Students explore cultural diversity and global perspectives through study of Spanish-speaking countries, family structures and traditions across cultures, clothing and dress customs, calendar and holiday celebrations, and climate differences in various regions.
Formative Assessments
- Pointing to body parts when named orally
- Drawing and labeling clothing items
- Partner dialogues about what clothing students are wearing
Summative Assessment
Read a paragraph describing a character's appearance and draw a picture based on the reading; write a paragraph describing a monster of their own creation and have classmates draw the picture based on the reading
Benchmark Assessment
A task in which students listen to or read a short description of a character's clothing and appearance, then identify matching vocabulary words from a word bank and respond to comprehension questions about what the character is wearing and which body parts are mentioned.
Alternative Assessment
Students may demonstrate understanding through physical responses such as pointing, gesturing, or arranging picture cards to show clothing and body parts instead of writing or reading. Visual supports such as labeled images, word banks with pictures, and sentence frames may be provided to support vocabulary recall and written descriptions.

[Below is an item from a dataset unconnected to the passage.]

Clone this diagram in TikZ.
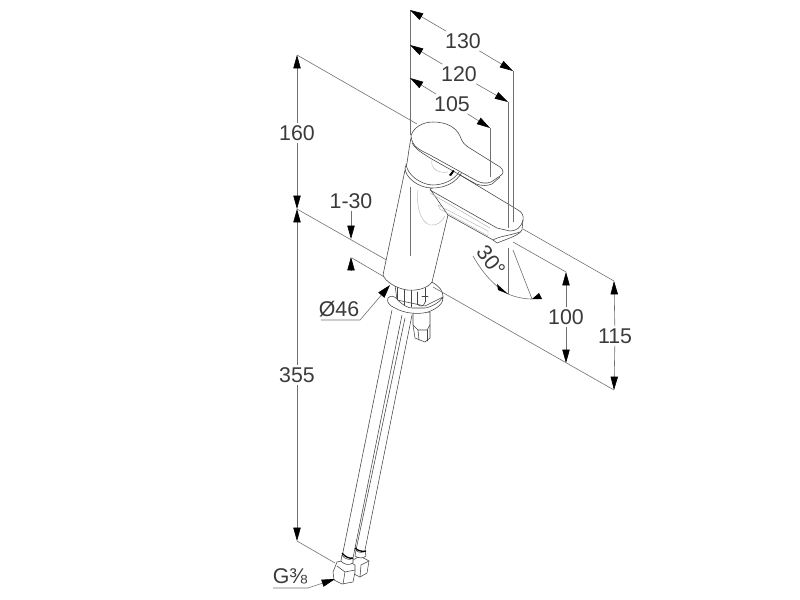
\documentclass[tikz,border=0pt]{standalone}
\usepackage{fontspec}
\setmainfont{Liberation Sans}
\usetikzlibrary{arrows.meta}
\definecolor{ink}{HTML}{444444}
\definecolor{dimc}{HTML}{707070}
\tikzset{
 dimline/.style={draw=dimc,line width=0.45pt},
 dimtip/.style={dimline,-{Triangle[length=10pt,width=5.5pt,color=black]},shorten >=0pt},
 lbl/.style={font=\fontsize{16}{19}\selectfont,text=ink!85!black,inner sep=1.5pt},
 part/.style={draw=ink,line width=0.42pt,fill=white,line join=round},
 edge/.style={draw=ink,line width=0.42pt,line join=round,line cap=round},
 faint/.style={draw=gray!60,line width=0.3pt},
}
\begin{document}
\begin{tikzpicture}[x=0.75pt,y=-0.75pt]
\useasboundingbox (0,0) rectangle (800,600);
% dimension anchors
\coordinate (topL) at (410,10); \coordinate (topR) at (513,71);
\coordinate (midL) at (410,45); \coordinate (midR) at (508,102);
\coordinate (lowL) at (410,78); \coordinate (lowR) at (490,128);
\coordinate (h1) at (297,55); \coordinate (h2) at (297,209); \coordinate (h3) at (297,541);
\coordinate (s1) at (566,272); \coordinate (s2) at (566,363);
\coordinate (u1) at (614,281); \coordinate (u2) at (614,390);
% labels
\node[lbl] (t130) at (463,41) {130};
\node[lbl] (t120) at (459,74) {120};
\node[lbl] (t105) at (452,104) {105};
\node[lbl] (t160) at (297,133) {160};
\node[lbl] (t355) at (297,375) {355};
\node[lbl] (t130b) at (351,201) {1-30};
\node[lbl] (t46) at (339,309) {Ø46};
\node[lbl] (t100) at (566,317) {100};
\node[lbl] (t115) at (615,336) {115};
\node[lbl,rotate=-52] (t30) at (491,261) {30°};
\node[lbl,inner sep=0pt] (tG) at (290,576) {G⅜};
% extension lines
\draw[dimline] (topL)--(410,135);
\draw[dimline] (h1)--(417,124);
\draw[dimline] (h2)--(390,262);
\draw[dimline] (352,258)--(398,285);
\draw[dimline] (513,242)--(s1);
\draw[dimline] (523,229)--(u1);
\draw[dimline] (h3)--(335,563);
% dimension lines
\foreach \t/\a/\b in {t130/topL/topR,t120/midL/midR,t105/lowL/lowR,t160/h1/h2,t355/h2/h3,t100/s1/s2,t115/u1/u2}{
  \draw[dimtip] (\t)--(\a);
  \draw[dimtip] (\t)--(\b);
}
\coordinate (a1) at (351,239); \coordinate (a2) at (351,257); \coordinate (a3) at (351,271);
\draw[dimtip] (t130b)--(a1);
\draw[dimtip] (a3)--(a2);
% hoses
\draw[edge] (392,310)--(342,557);
\draw[edge] (402,315)--(353,558);
\draw[edge] (405,318)--(356,550);
\draw[edge] (412,315)--(365,550);
% nipple
\draw[part] (413,312)--(413,325)--(415,338)--(425,342)--(430,338)--(430,325)--(430,312)--cycle;
\draw[edge] (413,325)--(418,330)--(427,330)--(430,325);
\draw[edge] (418,330)--(419,340);
\draw[edge] (427,330)--(427,341);
% back of escutcheon
\draw[part] (395,285)--(397,300)--(425,306)--(437,300)--(443,297)
  .. controls (443,291) and (440,287) .. (432,282)--cycle;
% escutcheon
\draw[part] (388,298) .. controls (391,295) and (394,296) .. (397,299)
  .. controls (402,305) and (408,308) .. (412,308)
  -- (425,308) .. controls (432,307) and (440,302) .. (443,297)
  .. controls (444,303) and (437,309) .. (428,312)
  .. controls (418,315) and (403,313) .. (395,308)
  .. controls (390,306) and (386,302) .. (388,298) -- cycle;
\draw[edge] (397,287)--(397,300);
\draw[edge] (404,290)--(404,305);
\draw[edge] (411,290)--(411,307) (417,292)--(417,304);
\draw[edge] (425,288)--(425,302) (422,296)--(428,296);
\draw[edge] (417,304) .. controls (420,307) and (424,307) .. (425,302);
% body
\draw[part] (405,170)--(383,275)
  .. controls (385,281) and (395,288) .. (407,290)
  .. controls (418,291) and (428,288) .. (432,282)
  --(448,215)--(460,180)--(430,170)--cycle;
\draw[faint] (418,190) .. controls (416,205) and (420,222) .. (430,225)
  .. controls (437,226) and (442,222) .. (445,216);
\draw[dimline] (410,187)--(410,256);
% spout
\draw[part] (460,175)--(518,210)
  .. controls (522,212) and (524,216) .. (523,220)
  --(522,230) .. controls (520,234) and (514,236) .. (510,238)
  --(497,243)--(493,240)--(448,215)--(430,189)--cycle;
\draw[faint] (430,193)--(490,228);
\draw[edge] (430,190)--(497,228)--(510,231)
  .. controls (516,231) and (521,228) .. (523,220);
\draw[faint] (438,205)--(488,231)--(488,236)--(440,209)--cycle;
\draw[edge] (493,240) .. controls (500,236) and (508,236) .. (520,232);
% collar
\draw[part] (411,138) .. controls (409,148) and (408,157) .. (407,163)
  --(405,168) .. controls (405,177) and (418,188) .. (432,188)
  .. controls (445,188) and (456,183) .. (462,172)
  --(430,150)--cycle;
\draw[edge] (406,164) .. controls (407,174) and (419,184) .. (432,185)
  .. controls (444,185) and (454,180) .. (459,172);
\draw[faint] (432,160) .. controls (430,168) and (438,174) .. (448,172);
% handle
\draw[part] (411,136) .. controls (413,128) and (422,122) .. (433,122)
  .. controls (446,122) and (456,127) .. (460,136)
  .. controls (462,142) and (464,144) .. (468,147)
  --(500,167) .. controls (504,170) and (504,174) .. (500,176)
  --(491,182) .. controls (486,184) and (481,183) .. (477,181)
  --(430,155) .. controls (420,150) and (412,147) .. (411,136) -- cycle;
\draw[edge] (412,143) .. controls (416,150) and (424,154) .. (430,158)
  --(476,184) .. controls (482,186) and (487,186) .. (492,184)--(500,177);
\fill[black] (449,175)--(453,170)--(454.5,171)--(451,176)--cycle;
\draw[dimline] (508,102)--(508,228);
\draw[dimline] (513,71)--(513,222);
\draw[dimline] (490,128)--(490,177);
% base line in front
\draw[dimline] (433,287)--(u2);
% nuts
\draw[part] (353,560)--(360,556)--(369,561)--(367,573)--(360,577)--(350,572)--cycle;
\draw[edge] (361,565)--(369,561) (361,565)--(360,577);
\draw[part] (333,572)--(337,562)--(346,560)--(355,565)--(355,572)--(353,582)--(342,584)--(334,580)--cycle;
\draw[edge] (337,566)--(345,572)--(355,570);
\draw[edge] (345,572)--(343,584);
% hose ferrules
\draw[part] (342,555) .. controls (344,559) and (350,561) .. (353,558)--(353,563)
  .. controls (349,566) and (343,564) .. (341,561)--cycle;
\draw[part] (356,550) .. controls (358,553) and (363,553) .. (365,551)--(366,556)
  .. controls (363,559) and (358,558) .. (355,556)--cycle;
\draw[line width=1pt,black] (342,553) .. controls (345,557) and (350,559) .. (353,558);
\draw[line width=1pt,black] (355,548) .. controls (358,551) and (363,552) .. (366,551);
% Ø46 leader
\coordinate (phi) at (390,285); \coordinate (phib) at (360,320); \coordinate (phic) at (321,320);
\draw[dimline,-{Triangle[length=10pt,width=6pt,color=black]}] (phic)--(phib)--(phi);
% G leader
\coordinate (gt) at (335,579); \coordinate (gb) at (308,588); \coordinate (gc) at (273,588);
\draw[dimline,-{Triangle[length=10pt,width=5.5pt,color=black]}] (gc)--(gb)--(gt);
% angle 30
\coordinate (r1) at (508,294); \coordinate (r2) at (532,299);
\draw[dimline] (508,248)--(r1);
\draw[dimline] (513,250)--(r2);
\coordinate (arcS) at (473,256);
\draw[dimline] (arcS) .. controls (482,272) and (493,285) .. (r1);
\draw[dimline] (r1) .. controls (515,297) and (524,299) .. (r2);
\fill[black] (508,294)--(498,290)--(497,284)--cycle;
\fill[black] (532,299)--(542,299)--(539,293)--cycle;
\end{tikzpicture}
\end{document}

IEP (Individualized Education Program)
For this unit, students benefit from multimodal input that pairs oral vocabulary instruction with visual supports such as illustrated word banks showing clothing items and labeled body diagrams. When responding to directions or assessments, students should have the option to point, gesture, or draw rather than produce written output independently, in alignment with their individual plans. For the summative tasks, allowing students to dictate their monster description to a teacher or aide, or to respond orally during the reading-and-drawing task, reduces barriers related to writing production while keeping the language learning goal intact. Breaking the paragraph description task into smaller, sequenced chunks with visual checkpoints supports processing and helps students stay oriented to the task.
Section 504
Students in this unit should be given extended time on both the drawing-and-labeling tasks and the written description, as the dual demand of processing Spanish vocabulary and producing output can require additional processing time. Preferential seating near the teacher during oral vocabulary instruction and partner dialogues helps reduce auditory distraction when students are listening for specific clothing and body part terms. A personal reference card with illustrated vocabulary may be kept on the student's desk during in-class tasks and assessments.
ELL / MLL
Throughout this unit, visual supports — such as illustrated vocabulary cards, labeled diagrams of the body, and photographs of cultural dress from different Spanish-speaking regions — are especially important for making both the language and the cultural content comprehensible. Teachers should use simplified, consistent language when giving directions for clothing-related activities and invite students to confirm understanding by restating instructions in their own words or home language before beginning. Connecting the unit's exploration of how climate and geography shape clothing choices to students' own cultural backgrounds and home communities provides meaningful entry points for participation.
At Risk (RTI)
Students who need additional support should have access to illustrated vocabulary references for clothing and body parts during all activities, reducing cognitive load so they can focus on building the target language connections. Connecting the unit content to familiar, everyday clothing — what students are wearing that day — provides a concrete and personally relevant entry point before moving to less familiar vocabulary. Partner work and gesture-based response tasks lower the stakes for participation and allow students to demonstrate understanding in ways that do not depend solely on written output.
Gifted & Talented
Students who have quickly internalized the core clothing and body vocabulary can be encouraged to move beyond memorized phrases and experiment with combining descriptive language — for example, incorporating color, size, or cultural context into their monster descriptions to produce more nuanced written work. Exploring how body language, gestures, and dress function differently across specific Spanish-speaking cultures adds conceptual depth to the unit's cultural recognition goals and supports higher-order comparison and analysis. These students might also be challenged to consider how a character's clothing choices could reveal something about their personality, region, or culture, pushing the writing task into creative and inferential thinking.